▶ Prompt:
Read the material below and count the lines holding the string "diagram". Give that count with nothing added.

▶ Given information:
—————

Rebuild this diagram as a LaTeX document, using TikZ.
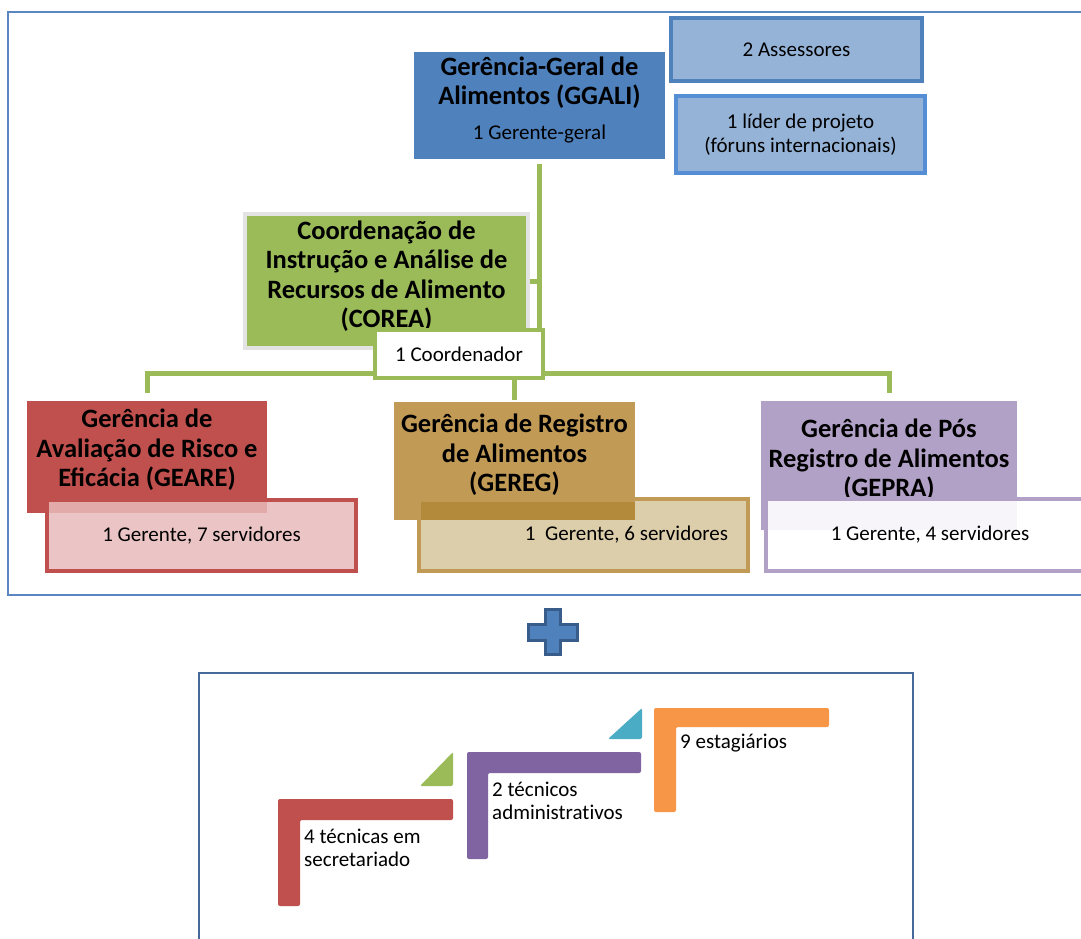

—————

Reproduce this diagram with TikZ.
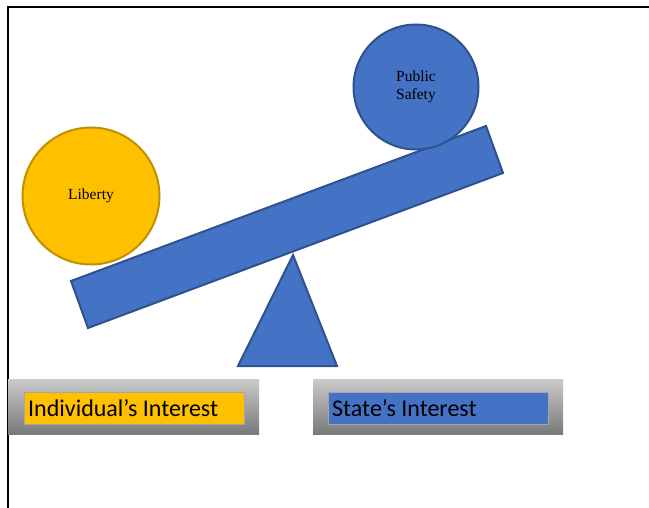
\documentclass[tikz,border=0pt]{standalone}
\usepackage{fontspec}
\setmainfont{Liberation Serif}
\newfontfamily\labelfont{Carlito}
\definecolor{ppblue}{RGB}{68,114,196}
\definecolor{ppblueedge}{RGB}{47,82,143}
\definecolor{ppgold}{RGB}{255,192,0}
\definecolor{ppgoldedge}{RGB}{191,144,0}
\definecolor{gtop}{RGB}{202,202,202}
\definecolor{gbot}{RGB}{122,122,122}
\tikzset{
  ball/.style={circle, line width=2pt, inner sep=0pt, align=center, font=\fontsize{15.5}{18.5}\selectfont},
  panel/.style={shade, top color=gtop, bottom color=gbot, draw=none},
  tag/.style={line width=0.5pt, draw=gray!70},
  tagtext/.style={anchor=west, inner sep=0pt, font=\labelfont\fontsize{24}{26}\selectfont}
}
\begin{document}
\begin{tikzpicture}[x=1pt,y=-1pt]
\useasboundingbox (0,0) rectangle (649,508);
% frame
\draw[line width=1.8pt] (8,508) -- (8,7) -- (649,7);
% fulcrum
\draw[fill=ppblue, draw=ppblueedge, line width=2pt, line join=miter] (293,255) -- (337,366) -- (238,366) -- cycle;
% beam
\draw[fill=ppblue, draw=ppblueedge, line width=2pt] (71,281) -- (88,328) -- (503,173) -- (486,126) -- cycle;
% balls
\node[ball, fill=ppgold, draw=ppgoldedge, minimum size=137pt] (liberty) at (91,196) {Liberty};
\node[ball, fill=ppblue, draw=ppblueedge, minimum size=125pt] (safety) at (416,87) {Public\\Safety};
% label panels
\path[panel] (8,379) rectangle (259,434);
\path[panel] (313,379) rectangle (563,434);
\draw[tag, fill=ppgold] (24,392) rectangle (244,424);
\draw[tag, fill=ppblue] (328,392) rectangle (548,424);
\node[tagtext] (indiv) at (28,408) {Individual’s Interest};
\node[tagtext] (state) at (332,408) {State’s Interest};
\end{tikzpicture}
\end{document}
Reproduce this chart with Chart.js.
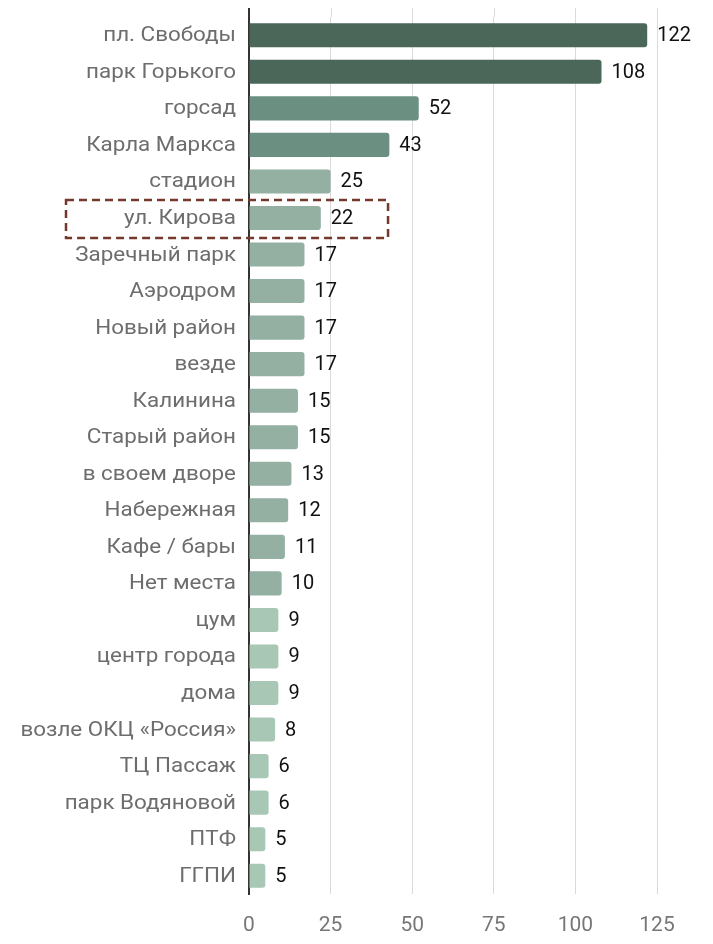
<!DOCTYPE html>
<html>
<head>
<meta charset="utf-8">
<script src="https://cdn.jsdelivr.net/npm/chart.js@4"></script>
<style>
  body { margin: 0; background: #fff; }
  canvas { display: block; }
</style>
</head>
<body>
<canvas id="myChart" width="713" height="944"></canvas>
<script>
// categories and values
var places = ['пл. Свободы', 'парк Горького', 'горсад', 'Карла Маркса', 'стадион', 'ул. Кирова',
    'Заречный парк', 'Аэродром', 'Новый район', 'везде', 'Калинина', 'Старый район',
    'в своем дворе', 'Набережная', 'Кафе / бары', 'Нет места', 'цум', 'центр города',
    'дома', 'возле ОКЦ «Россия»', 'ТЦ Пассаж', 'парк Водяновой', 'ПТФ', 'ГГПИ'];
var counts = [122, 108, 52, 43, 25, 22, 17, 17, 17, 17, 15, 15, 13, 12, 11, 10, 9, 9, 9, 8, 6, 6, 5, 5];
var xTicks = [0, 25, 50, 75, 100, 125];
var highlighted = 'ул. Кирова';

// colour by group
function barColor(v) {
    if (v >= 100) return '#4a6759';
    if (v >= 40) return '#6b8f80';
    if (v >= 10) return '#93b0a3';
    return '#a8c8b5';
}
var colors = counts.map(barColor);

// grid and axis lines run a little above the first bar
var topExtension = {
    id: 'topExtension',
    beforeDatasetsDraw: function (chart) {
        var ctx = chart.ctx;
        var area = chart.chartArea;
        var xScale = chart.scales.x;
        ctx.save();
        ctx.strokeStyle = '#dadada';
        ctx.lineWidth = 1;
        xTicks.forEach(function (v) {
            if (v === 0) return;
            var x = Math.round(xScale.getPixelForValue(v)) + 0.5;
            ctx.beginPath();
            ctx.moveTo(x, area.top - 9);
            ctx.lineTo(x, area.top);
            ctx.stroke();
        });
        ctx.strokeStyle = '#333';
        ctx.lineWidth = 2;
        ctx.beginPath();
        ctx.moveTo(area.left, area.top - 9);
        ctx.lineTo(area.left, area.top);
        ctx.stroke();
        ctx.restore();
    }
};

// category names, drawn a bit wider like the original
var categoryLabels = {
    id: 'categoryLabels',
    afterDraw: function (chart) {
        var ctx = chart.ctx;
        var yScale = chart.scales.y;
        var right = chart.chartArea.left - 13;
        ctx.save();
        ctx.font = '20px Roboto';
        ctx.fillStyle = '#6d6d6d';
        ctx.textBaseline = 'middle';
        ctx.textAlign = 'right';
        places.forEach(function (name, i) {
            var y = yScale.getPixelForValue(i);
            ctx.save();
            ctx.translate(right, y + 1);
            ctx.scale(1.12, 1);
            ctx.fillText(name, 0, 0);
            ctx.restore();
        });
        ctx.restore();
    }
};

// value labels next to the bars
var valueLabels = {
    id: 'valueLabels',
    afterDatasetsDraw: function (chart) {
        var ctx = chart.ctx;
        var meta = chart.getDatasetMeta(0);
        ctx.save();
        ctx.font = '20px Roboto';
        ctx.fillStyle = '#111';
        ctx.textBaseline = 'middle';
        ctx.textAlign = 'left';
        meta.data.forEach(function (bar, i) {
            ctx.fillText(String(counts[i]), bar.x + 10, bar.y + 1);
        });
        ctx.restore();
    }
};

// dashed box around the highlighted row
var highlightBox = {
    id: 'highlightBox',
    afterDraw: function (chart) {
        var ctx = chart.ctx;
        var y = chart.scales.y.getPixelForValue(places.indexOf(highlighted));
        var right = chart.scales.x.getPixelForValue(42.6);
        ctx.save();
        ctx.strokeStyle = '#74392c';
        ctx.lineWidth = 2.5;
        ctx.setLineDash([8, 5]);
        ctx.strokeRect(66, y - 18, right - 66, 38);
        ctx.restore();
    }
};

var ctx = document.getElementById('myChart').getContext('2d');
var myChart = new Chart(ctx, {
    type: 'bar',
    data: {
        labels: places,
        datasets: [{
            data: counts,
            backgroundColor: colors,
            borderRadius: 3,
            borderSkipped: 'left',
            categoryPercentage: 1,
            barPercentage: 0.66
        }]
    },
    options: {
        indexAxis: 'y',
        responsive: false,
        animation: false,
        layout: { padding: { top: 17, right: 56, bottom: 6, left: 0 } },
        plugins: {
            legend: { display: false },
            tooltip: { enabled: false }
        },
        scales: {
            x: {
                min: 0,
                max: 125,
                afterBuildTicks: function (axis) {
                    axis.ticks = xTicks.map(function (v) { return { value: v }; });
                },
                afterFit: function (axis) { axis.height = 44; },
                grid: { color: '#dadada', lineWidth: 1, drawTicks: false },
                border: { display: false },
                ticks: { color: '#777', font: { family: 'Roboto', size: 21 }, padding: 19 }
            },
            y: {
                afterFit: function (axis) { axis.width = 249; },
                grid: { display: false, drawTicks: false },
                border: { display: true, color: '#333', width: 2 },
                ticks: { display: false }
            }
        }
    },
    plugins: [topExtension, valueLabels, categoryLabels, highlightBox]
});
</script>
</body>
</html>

—————

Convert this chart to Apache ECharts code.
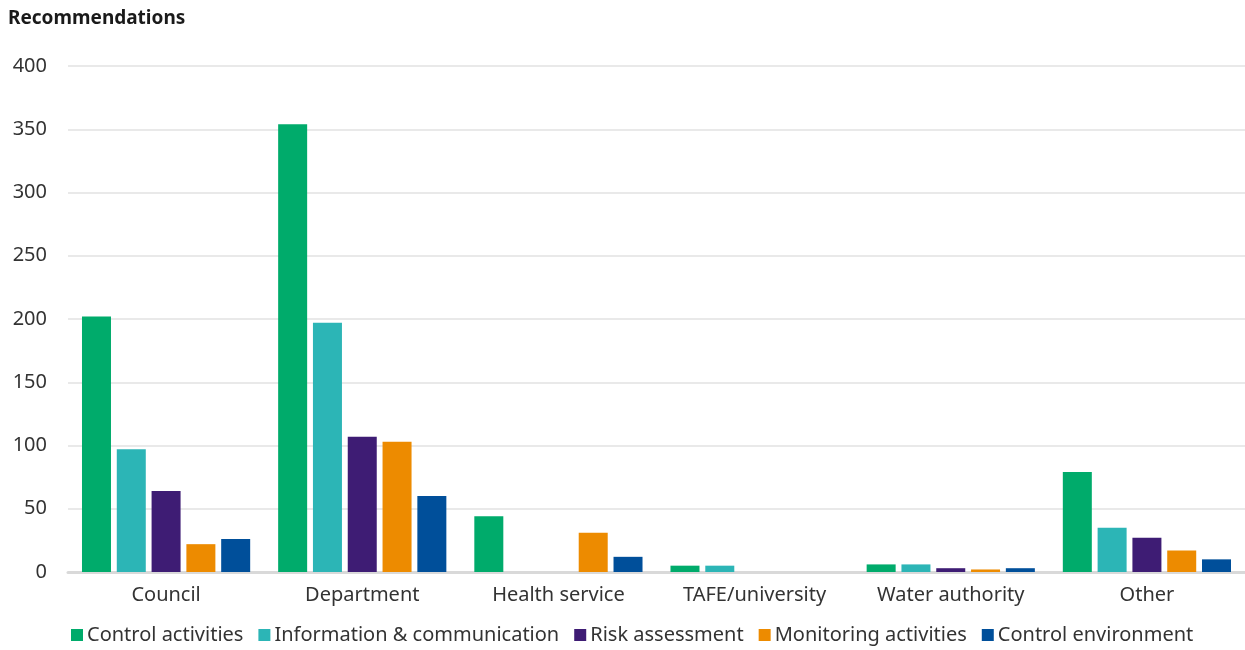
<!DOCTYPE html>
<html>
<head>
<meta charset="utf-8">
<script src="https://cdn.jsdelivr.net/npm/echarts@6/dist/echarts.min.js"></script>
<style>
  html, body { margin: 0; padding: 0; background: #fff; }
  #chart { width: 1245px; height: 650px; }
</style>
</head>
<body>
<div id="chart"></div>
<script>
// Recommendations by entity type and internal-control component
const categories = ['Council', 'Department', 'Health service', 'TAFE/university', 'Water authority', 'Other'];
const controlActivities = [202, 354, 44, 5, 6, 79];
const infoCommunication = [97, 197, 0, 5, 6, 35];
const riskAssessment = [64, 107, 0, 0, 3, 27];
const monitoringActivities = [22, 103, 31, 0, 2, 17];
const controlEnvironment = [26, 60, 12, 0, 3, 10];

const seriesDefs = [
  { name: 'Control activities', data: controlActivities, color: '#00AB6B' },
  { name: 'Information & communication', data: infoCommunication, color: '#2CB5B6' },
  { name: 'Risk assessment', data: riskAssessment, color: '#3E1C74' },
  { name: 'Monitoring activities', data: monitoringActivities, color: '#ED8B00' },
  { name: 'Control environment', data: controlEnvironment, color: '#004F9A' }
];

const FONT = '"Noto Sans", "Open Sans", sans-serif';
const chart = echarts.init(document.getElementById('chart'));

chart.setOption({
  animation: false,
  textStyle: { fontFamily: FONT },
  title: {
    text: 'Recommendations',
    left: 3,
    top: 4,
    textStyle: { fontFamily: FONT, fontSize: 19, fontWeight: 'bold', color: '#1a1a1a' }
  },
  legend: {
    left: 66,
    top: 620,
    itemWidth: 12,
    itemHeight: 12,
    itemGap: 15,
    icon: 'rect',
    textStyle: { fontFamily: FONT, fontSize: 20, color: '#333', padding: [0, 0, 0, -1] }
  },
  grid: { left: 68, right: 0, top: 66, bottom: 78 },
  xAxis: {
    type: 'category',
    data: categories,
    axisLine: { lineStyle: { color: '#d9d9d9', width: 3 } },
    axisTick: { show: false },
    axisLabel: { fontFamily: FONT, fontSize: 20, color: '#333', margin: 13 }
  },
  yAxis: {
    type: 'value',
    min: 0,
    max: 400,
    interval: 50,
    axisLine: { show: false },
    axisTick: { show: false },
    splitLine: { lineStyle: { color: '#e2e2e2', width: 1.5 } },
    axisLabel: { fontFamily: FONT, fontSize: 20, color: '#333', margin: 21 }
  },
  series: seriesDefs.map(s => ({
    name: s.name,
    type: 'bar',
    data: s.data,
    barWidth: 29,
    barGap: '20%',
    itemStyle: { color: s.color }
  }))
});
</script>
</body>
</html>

—————

▶ Written answer:
2